The architecture described around APRO emphasizes aggregation and validation before interpretation. Multiple independent data inputs are gathered, not to create redundancy for its own sake, but to expose inconsistency. The network then applies a consensus layer designed to tolerate faulty or malicious participants. The important insight here is subtle. Decentralization is not about ideology. It is about reducing the probability that a single error propagates into automated action.

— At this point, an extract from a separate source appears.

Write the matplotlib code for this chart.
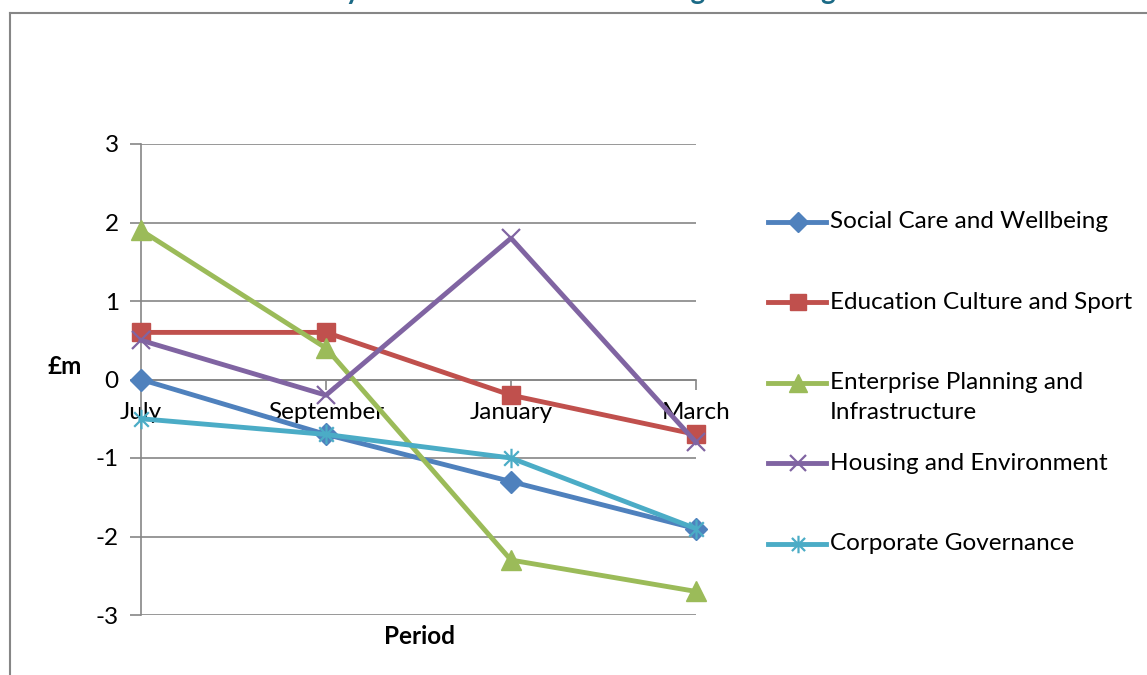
import matplotlib
matplotlib.use("Agg")
import matplotlib.pyplot as plt
from matplotlib.lines import Line2D
from matplotlib.path import Path

plt.rcParams['font.family'] = ['Lato', 'DejaVu Sans']

periods = ["July", "September", "January", "March"]
series_names = [
    "Social Care and Wellbeing",
    "Education Culture and Sport",
    "Enterprise Planning and\nInfrastructure",
    "Housing and Environment",
    "Corporate Governance",
]
social_care = [0.0, -0.7, -1.3, -1.9]
education = [0.6, 0.6, -0.2, -0.7]
enterprise = [1.9, 0.4, -2.3, -2.7]
housing = [0.5, -0.2, 1.8, -0.8]
corporate = [-0.5, -0.7, -1.0, -1.9]
y_ticks = [-3, -2, -1, 0, 1, 2, 3]

# excel style star: vertical bar plus an X
star = Path([(0, -1), (0, 1), (-0.75, -0.75), (0.75, 0.75), (-0.75, 0.75), (0.75, -0.75)],
            [Path.MOVETO, Path.LINETO, Path.MOVETO, Path.LINETO, Path.MOVETO, Path.LINETO])

styles = [
    dict(color="#4F81BD", marker="D", ms=11),
    dict(color="#C0504D", marker="s", ms=13),
    dict(color="#9BBB59", marker="^", ms=14),
    dict(color="#8064A2", marker="x", ms=13, mew=1.6),
    dict(color="#4BACC6", marker=star, ms=14, mew=1.6),
]
all_values = [social_care, education, enterprise, housing, corporate]

W, H = 1147, 675
FS = 17.5
fig = plt.figure(figsize=(W / 100, H / 100), dpi=100)

def fx(px):
    return px / W

def fy(py):
    return 1 - py / H

# chart area border (runs off the right and bottom edges)
fig.add_artist(Line2D([fx(10), fx(10)], [fy(13), fy(700)], color="#868686", lw=1.5))
fig.add_artist(Line2D([fx(10), fx(1160)], [fy(13), fy(13)], color="#868686", lw=1.5))

# title, mostly cut off at the top as in the original
fig.text(fx(553), fy(-1), "Summary of Directorate Variances against Budget",
         ha="center", va="baseline", fontsize=20, fontweight="bold", color="#1B6A86")

ax = fig.add_axes([fx(141), fy(615), fx(696) - fx(141), fy(144) - fy(615)])
x = list(range(len(periods)))
for vals, st in zip(all_values, styles):
    ax.plot(x, vals, lw=3.5, zorder=3, clip_on=False, **st)

ax.set_xlim(0, 3)
ax.set_ylim(-3, 3)
ax.set_yticks(y_ticks)
ax.set_yticklabels([str(t) for t in y_ticks], fontsize=FS)
ax.yaxis.grid(True, color="#868686", lw=1.2)
ax.tick_params(axis="y", length=8, width=1.2, color="#868686", pad=8)
for side in ["top", "right"]:
    ax.spines[side].set_visible(False)
ax.spines["left"].set_color("#868686")
ax.spines["left"].set_linewidth(1.2)
ax.spines["bottom"].set_position(("data", 0))
ax.spines["bottom"].set_color("#868686")
ax.spines["bottom"].set_linewidth(1.2)
ax.set_xticks(x)
ax.set_xticklabels(periods, fontsize=FS)
ax.tick_params(axis="x", direction="out", length=7, width=1.2, color="#868686", pad=9)
for lab in ax.get_xticklabels():
    lab.set_zorder(5)
ax.set_axisbelow(True)

fig.text(fx(65), fy(367), "£m", ha="center", va="center", fontsize=FS, fontweight="bold")
fig.text(fx(419), fy(636), "Period", ha="center", va="center", fontsize=FS, fontweight="bold")

# legend drawn by hand so the two-line entry keeps the even pitch
legend_y = [222, 302, 383, 463, 544]
for name, st, ly in zip(series_names, styles, legend_y):
    fig.add_artist(Line2D([fx(768), fx(826)], [fy(ly), fy(ly)], color=st["color"], lw=3.5))
    fig.add_artist(Line2D([fx(798)], [fy(ly)], color=st["color"], marker=st["marker"],
                          ms=st["ms"] * 0.9, mew=st.get("mew", 1)))
    if "\n" in name:
        fig.text(fx(830), fy(ly - 11), name, ha="left", va="top", fontsize=FS, linespacing=1.55)
    else:
        fig.text(fx(830), fy(ly), name, ha="left", va="center", fontsize=FS)

fig.savefig("out.png", dpi=100)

Another aspect that often goes unnoticed is how this changes the role of AI itself. When models operate without verifiable inputs, they are forced to compensate with language. They smooth uncertainty into plausible sounding answers. When given validated data, their task shifts from invention to reasoning. This does not make them infallible, but it narrows the space where hallucination thrives. The model becomes less of a storyteller and more of an analyst working from evidence.
Cryptographic verification adds a further layer of discipline. Hashing and signatures do more than secure transmission. They create an audit trail that survives over time. This allows developers and auditors to ask not only what value was delivered, but how it was produced and who attested to it. In systems that interact with capital, accountability is not an abstract virtue. It is a practical requirement for trust.
The focus on AI optimized delivery is also significant. Data shaped for machines that reason probabilistically is different from data shaped for rigid execution. Context, freshness, and consistency matter more than raw speed. By acknowledging this, APRO implicitly recognizes that the future stack is hybrid. AI agents will analyze and propose. Smart contracts and bots will execute. The boundary between them must be reliable, or the entire system inherits fragility.
Seen this way, APRO is not simply extending oracle infrastructure. It is experimenting with a missing layer between perception and action. Blockchains brought verification to transactions. AI brought pattern recognition to information. An AI oracle attempts to ensure that when those two domains intersect, neither one amplifies the weaknesses of the other.
The broader question this raises is not whether machines can access reality, but how carefully we design that access. As automation increases, the quiet quality of data integrity may matter more than any visible feature. Systems that learn to pause, compare, and verify may ultimately outperform those that rush to respond. In that sense, the most valuable progress may be invisible, happening not in louder outputs, but in better grounded ones.